Good practices, programming style and conventions#

Python is a very versatile programming language, and it has a very flexible syntax. Therefore, it is also very easy to write ugly code in python. This chapter reviews a number of guidelines and conventions widely accepted by the community. At this stage of the lecture we won’t go in depth for each of these points, but try to keep them in mind while writing your assignments and also while checking my suggested solution to the assignments.

Use PEP 8#

PEP 8 is a style guide for python code. It introduces new rules where the syntax leaves them open. As an example:

# Syntax OK but not PEP8 compliant 
x=2+1
x= x * 2-1
# Syntax OK *and* PEP8 compliant
x = 2 + 1
x = x * 2 - 1

PEP8 gives guidelines, not strict rules. It is your choice to comply with them or not. As a matter of fact however, many open source projects have adopted PEP8 and require to use it if you want to contribute. If you want to use it too, a good choice is to turn on PEP8 checking in your favorite IDE (in Spyder: Tools -> Preferences -> Completion and linting -> Code style -> Tick Enable code style linting for PEP8 style analysis).

Give meaningful names to variables and functions#

The text space that code is taking is less important than your time. Give meaningful name to your variables and functions, even if it makes them quite long! For example, prefer:

def fahrenheit_to_celsius(temp_fahrenheit):

to the shorter but less explicit:

def f2c(tf):

The same rule applies for variables. Prefer language over l and area over a.

Prefer writing many small functions instead of monolithic code blocks#

Separation of concerns is an important design principle for separating a computer program into distinct sections, such that each section addresses a separate concern. This increases the code readability and facilitates unit testing (as we will see).

For example, a scientific script can often be organized in well defined steps:

  • data input (read a file)

  • data pre-processing (filtering missing data, discarding useless variables)

  • data processing (actual computation)

  • output (writing the processed data to a file for later use)

  • data visualization (producing a plot)

Each of these steps and sub-steps should be separated in different functions, maybe even in different scripts. When discussing your assignment solutions, we will always discuss how your code is organized for readability and testing.

Document your code#

Write comments in your code, and document the functions with docstrings. We will have a full lecture about it, but it’s good to start early. Here again, there are some conventions that I recommend to follow.

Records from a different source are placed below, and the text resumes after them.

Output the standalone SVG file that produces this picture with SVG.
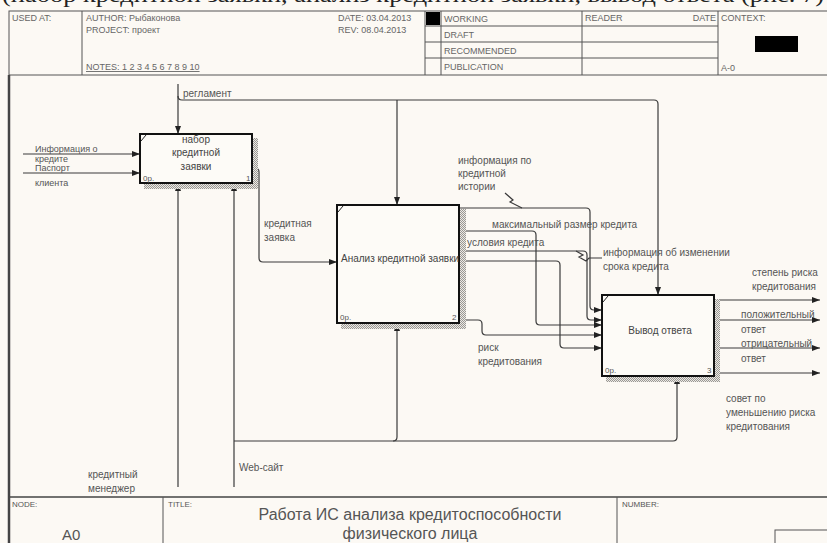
<svg xmlns="http://www.w3.org/2000/svg" width="827" height="543" viewBox="0 0 827 543">
<defs>
<style>
.t{font-family:"Liberation Sans",Arial,sans-serif;fill:#555}
.lb{font-size:10px}
.lb9{font-size:9px}
.hd{font-size:9px;fill:#666}
.bx{font-size:10px;fill:#444}
.sm{font-size:8px;fill:#555}
.ln{fill:none;stroke:#3a3a3a;stroke-width:1.2}
.fr{fill:none;stroke:#555;stroke-width:1}
.box{fill:#fdfbf7;stroke:#111;stroke-width:2}
.sh{fill:url(#dots)}
</style>
<pattern id="dots" width="2" height="2" patternUnits="userSpaceOnUse">
<rect width="2" height="2" fill="#ece9e4"/>
<rect width="1" height="1" fill="#9a9894"/>
<rect x="1" y="1" width="1" height="1" fill="#9a9894"/>
</pattern>
<marker id="ah" viewBox="0 0 8 6" refX="8" refY="3" markerWidth="8" markerHeight="6" orient="auto" markerUnits="userSpaceOnUse">
<path d="M0,0 L8,3 L0,6 z" fill="#222"/>
</marker>
</defs>
<rect width="827" height="543" fill="#fcf9f4"/>
<text x="2" y="2" font-family="Liberation Serif,Times New Roman,serif" font-size="21" fill="#222" textLength="822" lengthAdjust="spacingAndGlyphs">(набор кредитной заявки, анализ кредитной заявки, вывод ответа (рис. 7)</text>

<g id="header">
<rect x="9" y="11" width="820" height="64" class="fr"/>
<line x1="82" y1="11" x2="82" y2="75" class="fr"/>
<line x1="425" y1="11" x2="425" y2="75" class="fr"/>
<line x1="441" y1="11" x2="441" y2="75" class="fr"/>
<line x1="582" y1="11" x2="582" y2="75" class="fr"/>
<line x1="718" y1="11" x2="718" y2="75" class="fr"/>
<line x1="425" y1="26" x2="718" y2="26" class="fr"/>
<line x1="425" y1="42" x2="718" y2="42" class="fr"/>
<line x1="425" y1="58" x2="718" y2="58" class="fr"/>
<rect x="426" y="12" width="14" height="13" fill="#000"/>
<rect x="755" y="36" width="43" height="16" fill="#000"/>
<text class="t hd" x="12" y="21">USED AT:</text>
<text class="t hd" x="86" y="21">AUTHOR:  Рыбаконова</text>
<text class="t hd" x="86" y="33">PROJECT:  проект</text>
<text class="t hd" x="86" y="70" text-decoration="underline">NOTES:  1  2  3  4  5  6  7  8  9  10</text>
<text class="t hd" x="338" y="21">DATE: 03.04.2013</text>
<text class="t hd" x="338" y="33">REV:  08.04.2013</text>
<text class="t hd" x="444" y="22">WORKING</text>
<text class="t hd" x="444" y="38">DRAFT</text>
<text class="t hd" x="444" y="54">RECOMMENDED</text>
<text class="t hd" x="444" y="70">PUBLICATION</text>
<text class="t hd" x="585" y="21">READER</text>
<text class="t hd" x="716" y="21" text-anchor="end">DATE</text>
<text class="t hd" x="721" y="21">CONTEXT:</text>
<text class="t hd" x="721" y="71">A-0</text>
</g>

<g id="frame">
<line x1="9" y1="75" x2="9" y2="543" stroke="#444" stroke-width="2.5"/>
<line x1="9" y1="497" x2="827" y2="497" stroke="#444" stroke-width="1.5"/>
<line x1="163" y1="497" x2="163" y2="543" class="fr"/>
<line x1="617" y1="497" x2="617" y2="543" class="fr"/>
<rect x="775" y="530" width="54" height="16" class="fr"/>
<text class="t sm" x="12" y="507">NODE:</text>
<text class="t" x="62" y="540" font-size="15" fill="#333">A0</text>
<text class="t sm" x="168" y="507">TITLE:</text>
<text class="t" x="410" y="520" font-size="16" fill="#333" text-anchor="middle">Работа ИС  анализа кредитоспособности</text>
<text class="t" x="410" y="539" font-size="16" fill="#333" text-anchor="middle">физического лица</text>
<text class="t sm" x="622" y="507">NUMBER:</text>
</g>

<g id="connectors">
<path class="ln" d="M23,154 L140,154" marker-end="url(#ah)"/>
<path class="ln" d="M23,173 L140,173" marker-end="url(#ah)"/>
<path class="ln" d="M178,84 L178,134" marker-end="url(#ah)"/>
<path class="ln" d="M178,96 Q178,100 182,100 L654,100 Q658,100 658,104 L658,295" marker-end="url(#ah)"/>
<path class="ln" d="M397,100 L397,205" marker-end="url(#ah)"/>
<path class="ln" d="M252,168 L255,168 Q259,168 259,172 L259,258 Q259,262 263,262 L337,262" marker-end="url(#ah)"/>
<path class="ln" d="M178,487 L178,183" marker-end="url(#ah)"/>
<path class="ln" d="M234,487 L234,183" marker-end="url(#ah)"/>
<path class="ln" d="M234,441 L673,441 Q677,441 677,437 L677,376" marker-end="url(#ah)"/>
<path class="ln" d="M393,441 Q397,441 397,437 L397,323" marker-end="url(#ah)"/>
<path class="ln" d="M459,208 L586,208 Q590,208 590,212 L590,306 Q590,310 594,310 L602,310" marker-end="url(#ah)"/>
<path class="ln" d="M459,231 L532,231 Q536,231 536,235 L536,321 Q536,325 540,325 L602,325" marker-end="url(#ah)"/>
<path class="ln" d="M459,251 L583,251 Q587,251 587,255 L587,316 Q587,320 591,320 L602,320" marker-end="url(#ah)"/>
<path class="ln" d="M459,261 L556,261 Q560,261 560,265 L560,344 Q560,348 564,348 L602,348" marker-end="url(#ah)"/>
<path class="ln" d="M459,320 L478,320 Q482,320 482,324 L482,331 Q482,335 486,335 L602,335" marker-end="url(#ah)"/>
<path class="ln" d="M714,300 L820,300" marker-end="url(#ah)"/>
<path class="ln" d="M714,320 L820,320" marker-end="url(#ah)"/>
<path class="ln" d="M714,348 L820,348" marker-end="url(#ah)"/>
<path class="ln" d="M714,373 L820,373" marker-end="url(#ah)"/>
<path class="ln" stroke-width="1" d="M505,193 L513,200 L510,202 L522,208"/>
<path class="ln" stroke-width="1" d="M576,251 L583,255 L579,257 L586,261 L589,258 L602,258"/>
</g>

<g id="labels">
<text class="t lb" x="183" y="97">регламент</text>
<text class="t lb9" x="35" y="152">Информация о</text>
<text class="t lb9" x="35" y="162">кредите</text>
<text class="t lb9" x="35" y="171">Паспорт</text>
<text class="t lb9" x="35" y="186">клиента</text>
<text class="t lb" x="264" y="227">кредитная</text>
<text class="t lb" x="264" y="241">заявка</text>
<text class="t lb" x="458" y="164">информация по</text>
<text class="t lb" x="458" y="177">кредитной</text>
<text class="t lb" x="458" y="190">истории</text>
<text class="t lb" x="492" y="228">максимальный размер кредита</text>
<text class="t lb" x="467" y="246">условия кредита</text>
<text class="t lb" x="603" y="256">информация об изменении</text>
<text class="t lb" x="603" y="270">срока кредита</text>
<text class="t lb" x="478" y="351">риск</text>
<text class="t lb" x="478" y="365">кредитования</text>
<text class="t lb" x="752" y="276">степень риска</text>
<text class="t lb" x="752" y="290">кредитования</text>
<text class="t lb" x="741" y="318">положительный</text>
<text class="t lb" x="741" y="333">ответ</text>
<text class="t lb" x="741" y="347">отрицательный</text>
<text class="t lb" x="741" y="362">ответ</text>
<text class="t lb" x="726" y="402">совет по</text>
<text class="t lb" x="726" y="416">уменьшению риска</text>
<text class="t lb" x="726" y="430">кредитования</text>
<text class="t lb" x="239" y="471">Web-сайт</text>
<text class="t lb" x="88" y="478">кредитный</text>
<text class="t lb" x="88" y="492">менеджер</text>
</g>

<g id="node1">
<rect class="sh" x="252" y="138" width="6" height="51"/>
<rect class="sh" x="144" y="183" width="114" height="6"/>
<rect class="box" x="140" y="134" width="112" height="49"/>
<path d="M141,141 L146,135" stroke="#222" fill="none"/>
<text class="t bx" x="196" y="143" text-anchor="middle">набор</text>
<text class="t bx" x="196" y="156" text-anchor="middle">кредитной</text>
<text class="t bx" x="196" y="170" text-anchor="middle">заявки</text>
<text class="t sm" x="143" y="181">0р.</text>
<text class="t sm" x="246" y="181">1</text>
</g>

<g id="node2">
<rect class="sh" x="459" y="209" width="7" height="120"/>
<rect class="sh" x="341" y="323" width="125" height="6"/>
<rect class="box" x="337" y="205" width="122" height="118"/>
<path d="M338,212 L343,206" stroke="#222" fill="none"/>
<text class="t bx" x="341" y="262">Анализ кредитной заявки</text>
<text class="t sm" x="340" y="320">0р.</text>
<text class="t sm" x="452" y="320">2</text>
</g>

<g id="node3">
<rect class="sh" x="714" y="299" width="6" height="83"/>
<rect class="sh" x="606" y="376" width="114" height="6"/>
<rect class="box" x="602" y="295" width="112" height="81"/>
<path d="M603,302 L608,296" stroke="#222" fill="none"/>
<text class="t bx" x="660" y="334" text-anchor="middle">Вывод ответа</text>
<text class="t sm" x="605" y="373">0р.</text>
<text class="t sm" x="707" y="373">3</text>
</g>
</svg>
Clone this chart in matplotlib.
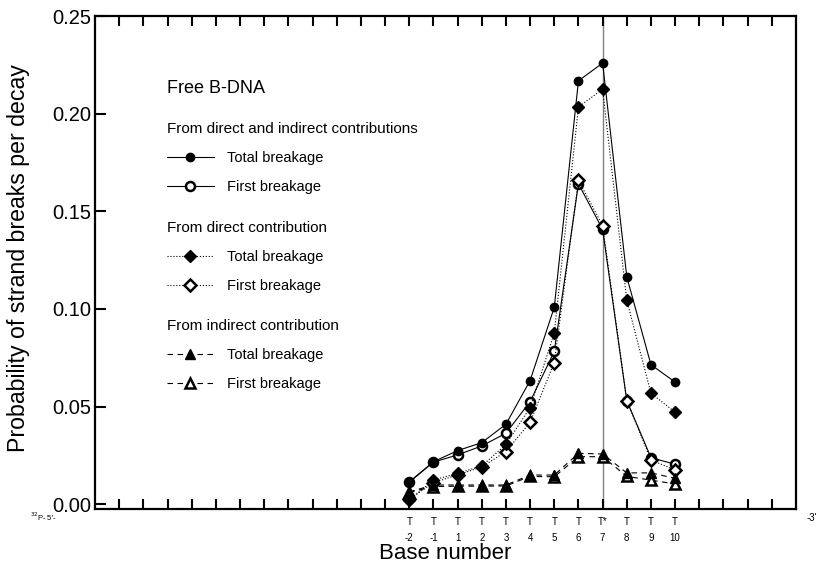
import matplotlib.pyplot as plt
from matplotlib.lines import Line2D

plt.rcParams['font.family'] = ['Liberation Sans', 'DejaVu Sans']

# base positions along the strand, T-2 ... T10
bases = ['-2', '-1', '1', '2', '3', '4', '5', '6', '7', '8', '9', '10']
base_marks = ['T', 'T', 'T', 'T', 'T', 'T', 'T', 'T', 'T*', 'T', 'T', 'T']
decay_site = '7'

# probability of strand breaks per decay
total_all = [0.0114, 0.0217, 0.0274, 0.0315, 0.0409, 0.0633, 0.1008, 0.2168, 0.2259, 0.1164, 0.0714, 0.0625]
first_all = [0.0112, 0.0215, 0.0252, 0.0298, 0.0363, 0.0525, 0.0782, 0.1641, 0.1407, 0.0530, 0.0238, 0.0204]
total_direct = [0.0021, 0.0123, 0.0158, 0.0195, 0.0306, 0.0494, 0.0876, 0.2034, 0.2125, 0.1044, 0.0568, 0.0471]
first_direct = [0.0025, 0.0110, 0.0150, 0.0190, 0.0269, 0.0419, 0.0725, 0.1658, 0.1427, 0.0530, 0.0226, 0.0175]
total_indirect = [0.0063, 0.0098, 0.0098, 0.0098, 0.0098, 0.0149, 0.0149, 0.0260, 0.0257, 0.0160, 0.0160, 0.0132]
first_indirect = [0.0060, 0.0090, 0.0092, 0.0092, 0.0093, 0.0142, 0.0140, 0.0243, 0.0243, 0.0142, 0.0123, 0.0103]

x = list(range(len(bases)))

fig = plt.figure(figsize=(8.2, 5.66), dpi=100)
ax = fig.add_axes([0.1159, 0.1007, 0.8548, 0.871])

lw = 0.8
dash = (0, (5, 4))
styles = {
    'all_total': dict(ls='-', marker='o', ms=6, mfc='black', mec='black'),
    'all_first': dict(ls='-', marker='o', ms=6.5, mfc='white', mec='black', mew=1.8),
    'dir_total': dict(ls=':', marker='D', ms=6, mfc='black', mec='black'),
    'dir_first': dict(ls=':', marker='D', ms=6.5, mfc='white', mec='black', mew=1.8),
    'ind_total': dict(ls=dash, marker='^', ms=7, mfc='black', mec='black'),
    'ind_first': dict(ls=dash, marker='^', ms=7.5, mfc='white', mec='black', mew=1.8),
}

ax.axvline(bases.index(decay_site), color='#808080', lw=1.0, zorder=1)

ax.plot(x, first_all, color='black', lw=lw, **styles['all_first'])
ax.plot(x, total_all, color='black', lw=lw, **styles['all_total'])
ax.plot(x, first_direct, color='black', lw=lw, **styles['dir_first'])
ax.plot(x, total_direct, color='black', lw=lw, **styles['dir_total'])
ax.plot(x, first_indirect, color='black', lw=lw, **styles['ind_first'])
ax.plot(x, total_indirect, color='black', lw=lw, **styles['ind_total'])

ax.set_xlim(-13, 16)
ax.set_ylim(-0.0025, 0.25)

# x ticks at every base slot, labelled only where bases are counted
xt = list(range(-12, 16))
xl = []
for t in xt:
    if 0 <= t < len(bases):
        xl.append(base_marks[t] + '\n' + bases[t])
    else:
        xl.append('')
ax.set_xticks(xt)
ax.set_xticklabels(xl, fontsize=7, linespacing=1.7)
ax.tick_params(axis='x', direction='in', length=7, width=1.5, pad=6, top=True)
ax.set_yticks([0.0, 0.05, 0.10, 0.15, 0.20, 0.25])
ax.set_yticklabels(['0.00', '0.05', '0.10', '0.15', '0.20', '0.25'], fontsize=14.5)
ax.tick_params(axis='y', direction='in', length=8, width=1.5, pad=3)
for sp in ax.spines.values():
    sp.set_linewidth(1.6)

ax.set_xlabel('Base number', fontsize=16, labelpad=0)
ax.set_ylabel('Probability of strand breaks per decay', fontsize=16.7)
ax.yaxis.set_label_coords(-0.0927, 0.51)

fig.text(0.037, 0.079, '$^{32}$P- 5\'-', fontsize=5.5)
fig.text(0.984, 0.079, '-3\'', fontsize=7)

# grouped legend blocks
def keys(a, b):
    return [Line2D([], [], color='black', lw=lw, **styles[a]),
            Line2D([], [], color='black', lw=lw, **styles[b])]

legend_kw = dict(loc='upper left', frameon=False, fontsize=10.5, title_fontsize=11,
                 alignment='left', borderpad=0, borderaxespad=0, handlelength=3.2,
                 handletextpad=0.9, labelspacing=1.02,
                 bbox_transform=fig.transFigure)
labels = ['Total breakage', 'First breakage']

fig.text(0.2037, 0.8445, 'Free B-DNA', fontsize=13, va='center')
leg1 = ax.legend(keys('all_total', 'all_first'), labels,
                 title='From direct and indirect contributions',
                 bbox_to_anchor=(0.2037, 0.7847), **legend_kw)
ax.add_artist(leg1)
leg2 = ax.legend(keys('dir_total', 'dir_first'), labels,
                 title='From direct contribution',
                 bbox_to_anchor=(0.2037, 0.6088), **legend_kw)
ax.add_artist(leg2)
ax.legend(keys('ind_total', 'ind_first'), labels,
          title='From indirect contribution',
          bbox_to_anchor=(0.2037, 0.4358), **legend_kw)

plt.savefig('out.png', dpi=100)
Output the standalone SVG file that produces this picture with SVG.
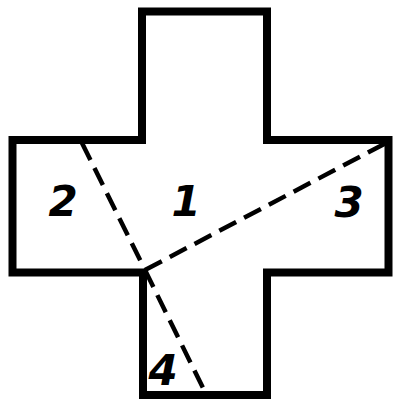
<svg xmlns="http://www.w3.org/2000/svg" width="393" height="399" viewBox="0 0 393 399">
<style>
.outline{fill:none;stroke:#000;stroke-width:8;stroke-linejoin:miter}
.cut{fill:none;stroke:#000;stroke-width:4.5;stroke-dasharray:19 9}
.lbl{font-family:"DejaVu Sans",sans-serif;font-weight:bold;font-style:italic;font-size:42px;fill:#000;text-anchor:middle}
</style>
<rect width="393" height="399" fill="#fff"/>
<g id="cross">
<path class="outline" d="M142,11.5 H267 V140 H388.5 V272.5 H267 V395 H143 V272.5 H12.5 V140 H142 Z"/>
</g>
<g id="connectors">
<path class="cut" d="M145,270 L386,143"/>
<path class="cut" d="M82,143 L145,270"/>
<path class="cut" d="M145,270 L205,392"/>
</g>
<g id="region1"><text class="lbl" x="186" y="216">1</text></g>
<g id="region2"><text class="lbl" x="63" y="216">2</text></g>
<g id="region3"><text class="lbl" x="349" y="217">3</text></g>
<g id="region4"><text class="lbl" x="163" y="385">4</text></g>
</svg>
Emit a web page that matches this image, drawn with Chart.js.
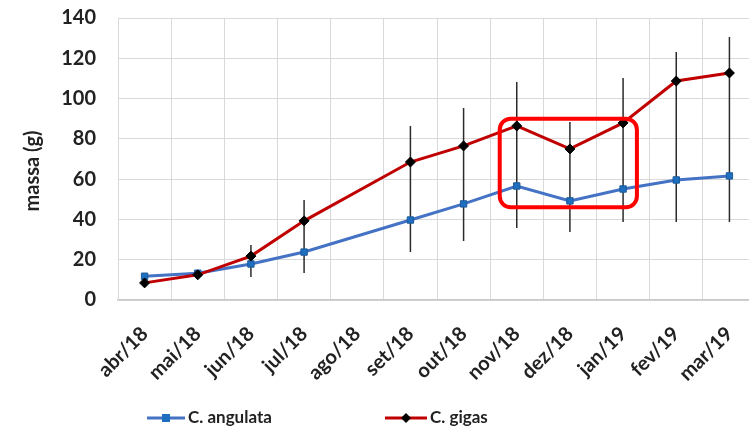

Note that this is useful even if you don’t plan to share your code. At the very last there is at least one person reading your code: yourself! And it’s always a good idea to be nice to yourself! (see the related Abstruse Goose comic)

The Zen of Python#

import this
The Zen of Python, by Tim Peters

Beautiful is better than ugly.
Explicit is better than implicit.
Simple is better than complex.
Complex is better than complicated.
Flat is better than nested.
Sparse is better than dense.
Readability counts.
Special cases aren't special enough to break the rules.
Although practicality beats purity.
Errors should never pass silently.
Unless explicitly silenced.
In the face of ambiguity, refuse the temptation to guess.
There should be one-- and preferably only one --obvious way to do it.
Although that way may not be obvious at first unless you're Dutch.
Now is better than never.
Although never is often better than *right* now.
If the implementation is hard to explain, it's a bad idea.
If the implementation is easy to explain, it may be a good idea.
Namespaces are one honking great idea -- let's do more of those!